What you have to do:
Within the entries below, please return exactly the lines from the one with "Generate a component" through the one with "const HALF_BAND = 1095 / 22 / 2;", leaving out any pictures.

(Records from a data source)
□ □ □ □
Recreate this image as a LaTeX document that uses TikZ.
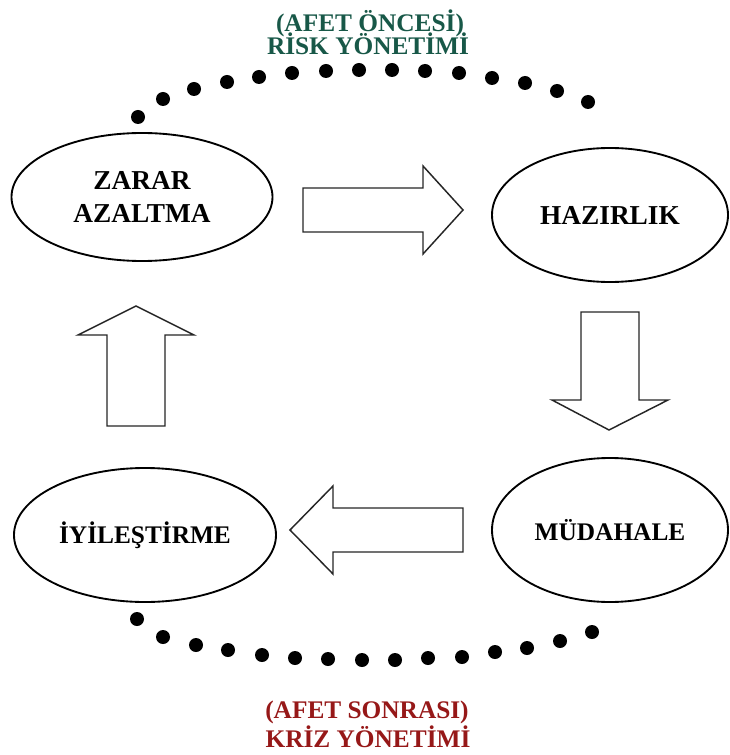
\documentclass[tikz,border=0pt]{standalone}
\usepackage{fontspec}
\setmainfont{Liberation Serif}
\usetikzlibrary{shapes.geometric}
\definecolor{riskgreen}{RGB}{24,88,72}
\definecolor{krizred}{RGB}{150,24,24}
\begin{document}
\begin{tikzpicture}[x=0.75pt,y=-0.75pt,
  phase/.style={draw=black,line width=1.4pt,ellipse,inner sep=0pt,align=center,
    font=\fontsize{19}{24.75}\selectfont\bfseries},
  bigphase/.style={phase,font=\fontsize{20.5}{24.75}\selectfont\bfseries},
  blockarrow/.style={draw=black!85,line width=1.1pt,fill=white,line join=miter},
  dotmark/.style={fill=black},
  toplab/.style={font=\fontsize{19}{23}\selectfont\bfseries,text=riskgreen,anchor=base,inner sep=0pt},
  botlab/.style={font=\fontsize{19}{23}\selectfont\bfseries,text=krizred,anchor=base,inner sep=0pt}]
\useasboundingbox (0,0) rectangle (729,755);

% phases
\node[bigphase,minimum width=261pt*0.75,minimum height=128pt*0.75] (zarar) at (142,197) {ZARAR\\AZALTMA};
\node[bigphase,minimum width=236pt*0.75,minimum height=134pt*0.75] (hazir) at (610,215) {HAZIRLIK};
\node[phase,minimum width=262pt*0.75,minimum height=134pt*0.75] (iyiles) at (145,535) {İYİLEŞTİRME};
\node[phase,minimum width=236pt*0.75,minimum height=144pt*0.75] (mudah) at (610,530) {MÜDAHALE};

% block arrows
\draw[blockarrow] (303,188) -- (423,188) -- (423,166) -- (463,210) -- (423,254) -- (423,232) -- (303,232) -- cycle;
\draw[blockarrow] (581,312) -- (639,312) -- (639,400) -- (668,400) -- (609,430) -- (552,400) -- (581,400) -- cycle;
\draw[blockarrow] (463,508) -- (333,508) -- (333,486) -- (290,530) -- (333,574) -- (333,552) -- (463,552) -- cycle;
\draw[blockarrow] (107,426) -- (107,335) -- (78,335) -- (136,306) -- (194,335) -- (165,335) -- (165,426) -- cycle;

% dotted arcs
\foreach \px/\py in {138/117,163/99,194/89,227/82,259/77,292/73,326/71,359/70,392/70,425/71,459/73,492/78,525/83,557/91,588/102}
  \fill[dotmark] (\px,\py) circle (7);
\foreach \px/\py in {137/619,163/637,196/645,228/650,262/655,295/658,328/659,362/660,395/660,428/658,462/657,495/652,527/648,560/641,592/632}
  \fill[dotmark] (\px,\py) circle (7);

% labels
\node[toplab] (top1) at (370,32) {(AFET ÖNCESİ)};
\node[toplab] (top2) at (368,55) {RİSK YÖNETİMİ};
\node[botlab] (bot1) at (367,718) {(AFET SONRASI)};
\node[botlab] (bot2) at (368,747) {KRİZ YÖNETİMİ};
\end{tikzpicture}
\end{document}
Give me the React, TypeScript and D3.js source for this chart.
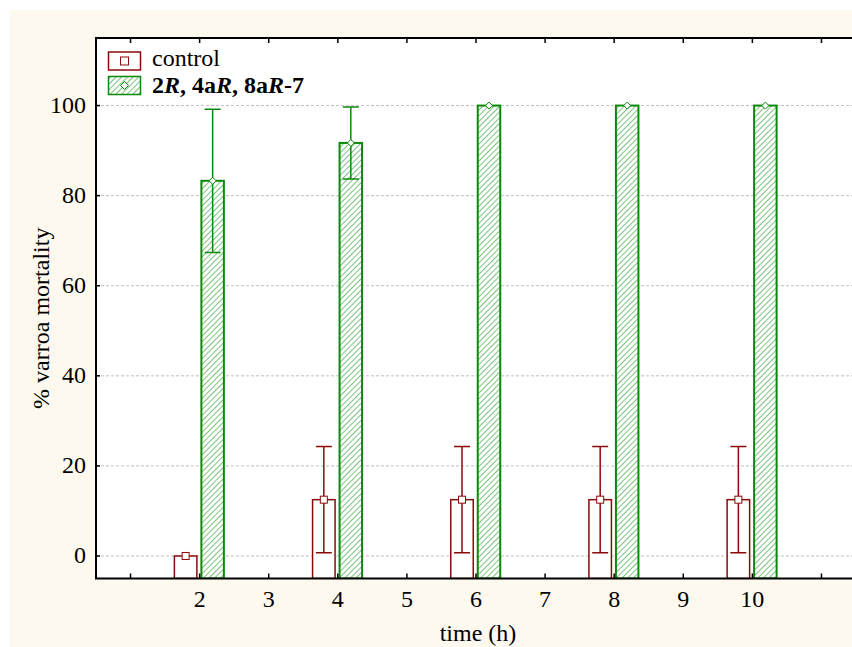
import React from 'react'
import * as d3 from 'd3'

const times = [2, 4, 6, 8, 10]
const controlMean = [0, 12.5, 12.5, 12.5, 12.5]
const controlErr = [0, 11.8, 11.8, 11.8, 11.8]
const treatMean = [83.3, 91.7, 100, 100, 100]
const treatErr = [15.9, 8.0, 0, 0, 0]
const xTicks = [2, 3, 4, 5, 6, 7, 8, 9, 10]
const xMinorTicks = [1, 2, 3, 4, 5, 6, 7, 8, 9, 10, 11]
const yTicks = [0, 20, 40, 60, 80, 100]

const RED = '#8b0a0a'
const GREEN = '#0a8a0a'
const FONT = "'Liberation Serif', 'DejaVu Serif', Times, serif"
const FS = 24

const App = () => {
  const width = 852
  const height = 647
  const m = { left: 96, top: 38, right: 856, bottom: 578.5 }

  const x = d3.scaleLinear().domain([0.5, 11.5]).range([m.left, m.right])
  const y = d3.scaleLinear().domain([-5, 115]).range([m.bottom, m.top])

  const barW = 22.5
  const offC = -14
  const offT = 13
  const cap = 8

  const errorBar = (cx: number, mean: number, err: number, color: string, key: string) => {
    if (!err) return null
    const top = y(mean + err)
    const bot = y(mean - err)
    return (
      <g key={key} stroke={color} strokeWidth={1.5}>
        <line x1={cx} x2={cx} y1={top} y2={bot} />
        <line x1={cx - cap} x2={cx + cap} y1={top} y2={top} />
        <line x1={cx - cap} x2={cx + cap} y1={bot} y2={bot} />
      </g>
    )
  }

  const diamond = (cx: number, cy: number, r: number) =>
    `M${cx},${cy - r}L${cx + r},${cy}L${cx},${cy + r}L${cx - r},${cy}Z`

  const txt = { fontFamily: FONT }

  return (
    <svg
      width={width}
      height={height}
      style={{ position: 'absolute', left: 0, top: 0, fontFamily: FONT }}
    >
      <defs>
        <pattern id="hatch" patternUnits="userSpaceOnUse" width={4} height={4} patternTransform="rotate(45)">
          <rect width={4} height={4} fill="#ffffff" />
          <line x1={0} y1={0} x2={0} y2={4} stroke="#5cb35c" strokeWidth={1.6} />
        </pattern>
        <clipPath id="plotClip">
          <rect x={m.left} y={m.top} width={m.right - m.left} height={m.bottom - m.top} />
        </clipPath>
      </defs>
      <rect x={0} y={0} width={width} height={height} fill="#ffffff" />
      <rect x={10} y={10} width={width - 10} height={height - 10} fill="#fdf9ef" />
      <rect x={m.left} y={m.top} width={m.right - m.left} height={m.bottom - m.top} fill="#ffffff" />

      {/* grid */}
      {yTicks.map((t) => (
        <line
          key={'g' + t}
          x1={m.left}
          x2={m.right}
          y1={y(t)}
          y2={y(t)}
          stroke="#c0c0c0"
          strokeWidth={1}
          strokeDasharray="3,2"
        />
      ))}

      <g clipPath="url(#plotClip)">
        {/* control bars */}
        {times.map((t, i) => (
          <rect
            key={'c' + t}
            x={x(t) + offC - barW / 2}
            y={y(controlMean[i])}
            width={barW}
            height={y(-5) - y(controlMean[i])}
            fill="#ffffff"
            stroke={RED}
            strokeWidth={1.5}
          />
        ))}
        {/* treatment bars */}
        {times.map((t, i) => (
          <rect
            key={'t' + t}
            x={x(t) + offT - barW / 2}
            y={y(treatMean[i])}
            width={barW}
            height={y(-5) - y(treatMean[i])}
            fill="url(#hatch)"
            stroke={GREEN}
            strokeWidth={2}
          />
        ))}
        {times.map((t, i) => errorBar(x(t) + offC, controlMean[i], controlErr[i], RED, 'ec' + t))}
        {times.map((t, i) => errorBar(x(t) + offT, treatMean[i], treatErr[i], GREEN, 'et' + t))}
        {times.map((t, i) => (
          <rect
            key={'mc' + t}
            x={x(t) + offC - 3.5}
            y={y(controlMean[i]) - 3.5}
            width={7}
            height={7}
            fill="#ffffff"
            stroke={RED}
            strokeWidth={1}
          />
        ))}
        {times.map((t, i) => (
          <path
            key={'mt' + t}
            d={diamond(x(t) + offT, y(treatMean[i]), 3.5)}
            fill="#ffffff"
            stroke={GREEN}
            strokeWidth={1}
          />
        ))}
      </g>

      {/* ticks */}
      {xMinorTicks.map((t) => (
        <g key={'xt' + t} stroke="#000" strokeWidth={1.5}>
          <line x1={x(t)} x2={x(t)} y1={m.bottom} y2={m.bottom - 5} />
          <line x1={x(t)} x2={x(t)} y1={m.top} y2={m.top + 5} />
        </g>
      ))}
      {yTicks.map((t) => (
        <g key={'yt' + t} stroke="#000" strokeWidth={1.5}>
          <line x1={m.left} x2={m.left + 4} y1={y(t)} y2={y(t)} />
          <line x1={m.right} x2={m.right - 4} y1={y(t)} y2={y(t)} />
        </g>
      ))}

      {/* frame */}
      <rect
        x={m.left}
        y={m.top}
        width={m.right - m.left}
        height={m.bottom - m.top}
        fill="none"
        stroke="#000"
        strokeWidth={2}
      />

      {/* tick labels */}
      {yTicks.map((t) => (
        <text key={'yl' + t} x={m.left - 10} y={y(t) + 7} textAnchor="end" fontSize={FS} fill="#000" style={txt}>
          {t}
        </text>
      ))}
      {xTicks.map((t) => (
        <text key={'xl' + t} x={x(t)} y={607} textAnchor="middle" fontSize={FS} fill="#000" style={txt}>
          {t}
        </text>
      ))}

      <text x={478} y={641} textAnchor="middle" fontSize={FS} fill="#000" style={txt}>
        time (h)
      </text>
      <text
        transform={`translate(49, ${(m.top + m.bottom) / 2 + 10}) rotate(-90)`}
        textAnchor="middle"
        fontSize={FS}
        fill="#000"
        style={txt}
      >
        % varroa mortality
      </text>

      {/* legend */}
      <rect x={108.5} y={52} width={32} height={18} fill="#ffffff" stroke={RED} strokeWidth={1.5} />
      <rect x={120.5} y={57} width={8} height={8} fill="#ffffff" stroke={RED} strokeWidth={1} />
      <text x={152} y={66} fontSize={FS} fill="#000" style={txt}>
        control
      </text>
      <rect x={108.5} y={76.5} width={32} height={18} fill="url(#hatch)" stroke={GREEN} strokeWidth={1.5} />
      <path d={diamond(124.5, 85.5, 4)} fill="#ffffff" stroke={GREEN} strokeWidth={1} />
      <text x={152} y={93} fontSize={FS} fill="#000" fontWeight="bold" style={txt}>
        2<tspan fontStyle="italic">R</tspan>, 4a<tspan fontStyle="italic">R</tspan>, 8a
        <tspan fontStyle="italic">R</tspan>-7
      </text>
    </svg>
  )
}

export default App
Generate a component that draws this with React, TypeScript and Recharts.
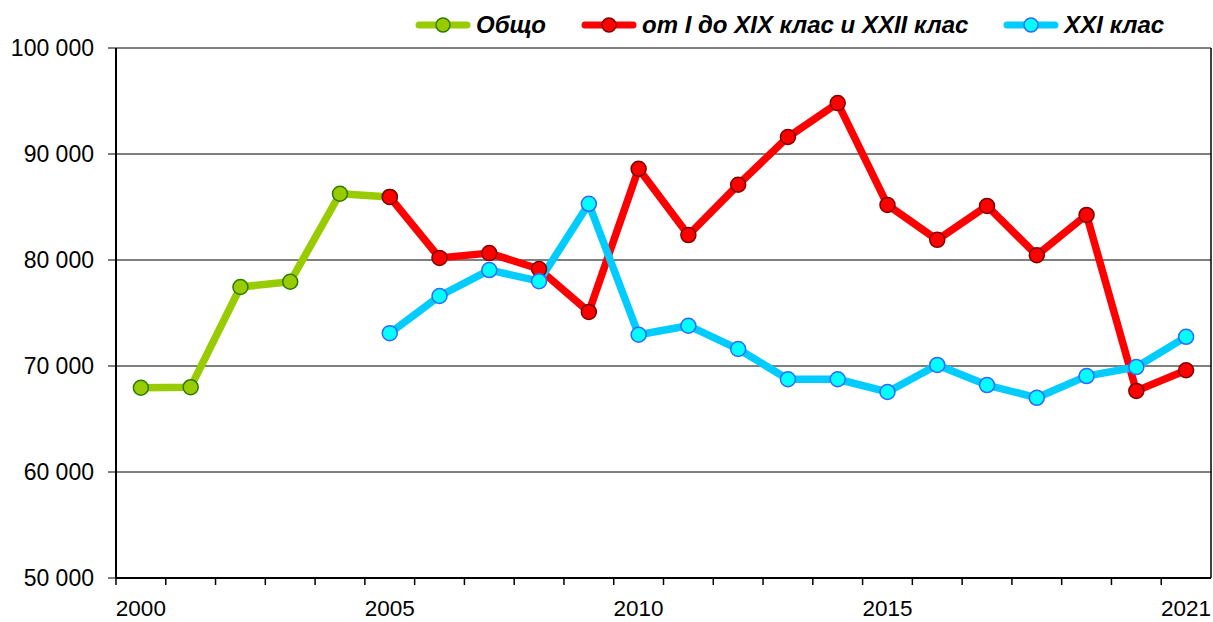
import React from 'react';
import { LineChart, Line, XAxis, YAxis, CartesianGrid } from 'recharts';

// categories
const years = [
  '2000', '2001', '2002', '2003', '2004', '2005', '2006', '2007', '2008', '2009', '2010',
  '2011', '2012', '2013', '2014', '2015', '2016', '2017', '2018', '2019', '2020', '2021',
];
const shownYears = ['2000', '2005', '2010', '2015', '2021'];

// series values
const total = [67950, 68000, 77450, 77950, 86250, 85950, null, null, null, null, null,
  null, null, null, null, null, null, null, null, null, null, null];
const classesI_XIX = [null, null, null, null, null, 85950, 80200, 80650, 79150, 75100, 88600,
  82350, 87100, 91600, 94800, 85200, 81900, 85100, 80450, 84250, 67650, 69600];
const classXXI = [null, null, null, null, null, 73100, 76600, 79050, 78000, 85300, 72950,
  73800, 71600, 68750, 68750, 67550, 70100, 68200, 67000, 69050, 69900, 72750];

const yTicks = [50000, 60000, 70000, 80000, 90000, 100000];

const data = years.map((y, i) => ({
  year: y,
  total: total[i],
  classes: classesI_XIX[i],
  xxi: classXXI[i],
}));

const series = [
  { key: 'total', name: 'Общо', line: '#99cc00', fill: '#99cc00', edge: '#2f7a00' },
  { key: 'classes', name: 'от I до XIX клас и XXII клас', line: '#ff0000', fill: '#ff0000', edge: '#800000' },
  { key: 'xxi', name: 'XXI клас', line: '#00ccff', fill: '#00ffff', edge: '#3366ff' },
];

const font = '"Liberation Sans", Arial, sans-serif';
const fmt = (v: number) => String(v).replace(/\B(?=(\d{3})+(?!\d))/g, ' ');

const HALF_BAND = 1095 / 22 / 2;

const XTick = (props: any) => {
  const { x, y, payload } = props;
  const label = shownYears.includes(payload.value);
  return (
    <g>
      <line x1={x - HALF_BAND} y1={y} x2={x - HALF_BAND} y2={y + 7} stroke="#000" strokeWidth={1.5} />
      {label && (
        <text x={x} y={y + 38} textAnchor="middle" fontSize={22.5} fontFamily={font} fill="#000">
          {payload.value}
        </text>
      )}
    </g>
  );
};

const LegendRow = () => (
  <div
    style={{
      position: 'absolute', left: 415, top: 10, display: 'flex', alignItems: 'center', gap: 35,
      fontFamily: font, fontSize: 24, fontWeight: 'bold', fontStyle: 'italic', color: '#000',
    }}
  >
    {series.map((s) => (
      <div key={s.key} style={{ display: 'flex', alignItems: 'center', gap: 5 }}>
        <svg width={56} height={20}>
          <line x1={4} y1={10} x2={52} y2={10} stroke={s.line} strokeWidth={7} strokeLinecap="round" />
          <circle cx={28} cy={10} r={7} fill={s.fill} stroke={s.edge} strokeWidth={1.5} />
        </svg>
        <span style={{ lineHeight: '30px' }}>{s.name}</span>
      </div>
    ))}
  </div>
);

export default function App() {
  return (
    <div style={{ position: 'absolute', left: 0, top: 0, width: 1213, height: 622, background: '#fff' }}>
      <LineChart width={1213} height={622} data={data} margin={{ top: 48, right: 1, bottom: 0, left: 0 }}>
        <CartesianGrid yAxisId="left" vertical={false} stroke="#000" strokeWidth={1} />
        <XAxis
          dataKey="year"
          scale="band"
          interval={0}
          height={44}
          tickSize={0}
          tickMargin={0}
          tick={<XTick />}
          axisLine={{ stroke: '#000', strokeWidth: 2 }}
          tickLine={false}
        />
        <YAxis
          yAxisId="left"
          width={116}
          domain={[50000, 100000]}
          ticks={yTicks}
          tickFormatter={fmt}
          tickSize={8}
          tickMargin={14}
          axisLine={{ stroke: '#000', strokeWidth: 2 }}
          tickLine={{ stroke: '#000' }}
          tick={{ fill: '#000', fontSize: 23, fontFamily: font }}
        />
        <YAxis
          yAxisId="right"
          orientation="right"
          width={1}
          domain={[50000, 100000]}
          tick={false}
          tickLine={false}
          axisLine={{ stroke: '#000', strokeWidth: 1.5 }}
        />
        {series.map((s) => (
          <Line
            key={s.key}
            yAxisId="left"
            dataKey={s.key}
            name={s.name}
            stroke={s.line}
            strokeWidth={7.5}
            strokeLinejoin="round"
            dot={{ r: 7.5, fill: s.fill, stroke: s.edge, strokeWidth: 1.5 }}
            activeDot={false}
            connectNulls={false}
            isAnimationActive={false}
          />
        ))}
      </LineChart>
      <LegendRow />
    </div>
  );
}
□ □ □ □
Written response:
Generate a component that draws this with React, TypeScript and Recharts.
import React from 'react';
import { LineChart, Line, XAxis, YAxis, CartesianGrid } from 'recharts';

// categories
const years = [
  '2000', '2001', '2002', '2003', '2004', '2005', '2006', '2007', '2008', '2009', '2010',
  '2011', '2012', '2013', '2014', '2015', '2016', '2017', '2018', '2019', '2020', '2021',
];
const shownYears = ['2000', '2005', '2010', '2015', '2021'];

// series values
const total = [67950, 68000, 77450, 77950, 86250, 85950, null, null, null, null, null,
  null, null, null, null, null, null, null, null, null, null, null];
const classesI_XIX = [null, null, null, null, null, 85950, 80200, 80650, 79150, 75100, 88600,
  82350, 87100, 91600, 94800, 85200, 81900, 85100, 80450, 84250, 67650, 69600];
const classXXI = [null, null, null, null, null, 73100, 76600, 79050, 78000, 85300, 72950,
  73800, 71600, 68750, 68750, 67550, 70100, 68200, 67000, 69050, 69900, 72750];

const yTicks = [50000, 60000, 70000, 80000, 90000, 100000];

const data = years.map((y, i) => ({
  year: y,
  total: total[i],
  classes: classesI_XIX[i],
  xxi: classXXI[i],
}));

const series = [
  { key: 'total', name: 'Общо', line: '#99cc00', fill: '#99cc00', edge: '#2f7a00' },
  { key: 'classes', name: 'от I до XIX клас и XXII клас', line: '#ff0000', fill: '#ff0000', edge: '#800000' },
  { key: 'xxi', name: 'XXI клас', line: '#00ccff', fill: '#00ffff', edge: '#3366ff' },
];

const font = '"Liberation Sans", Arial, sans-serif';
const fmt = (v: number) => String(v).replace(/\B(?=(\d{3})+(?!\d))/g, ' ');

const HALF_BAND = 1095 / 22 / 2;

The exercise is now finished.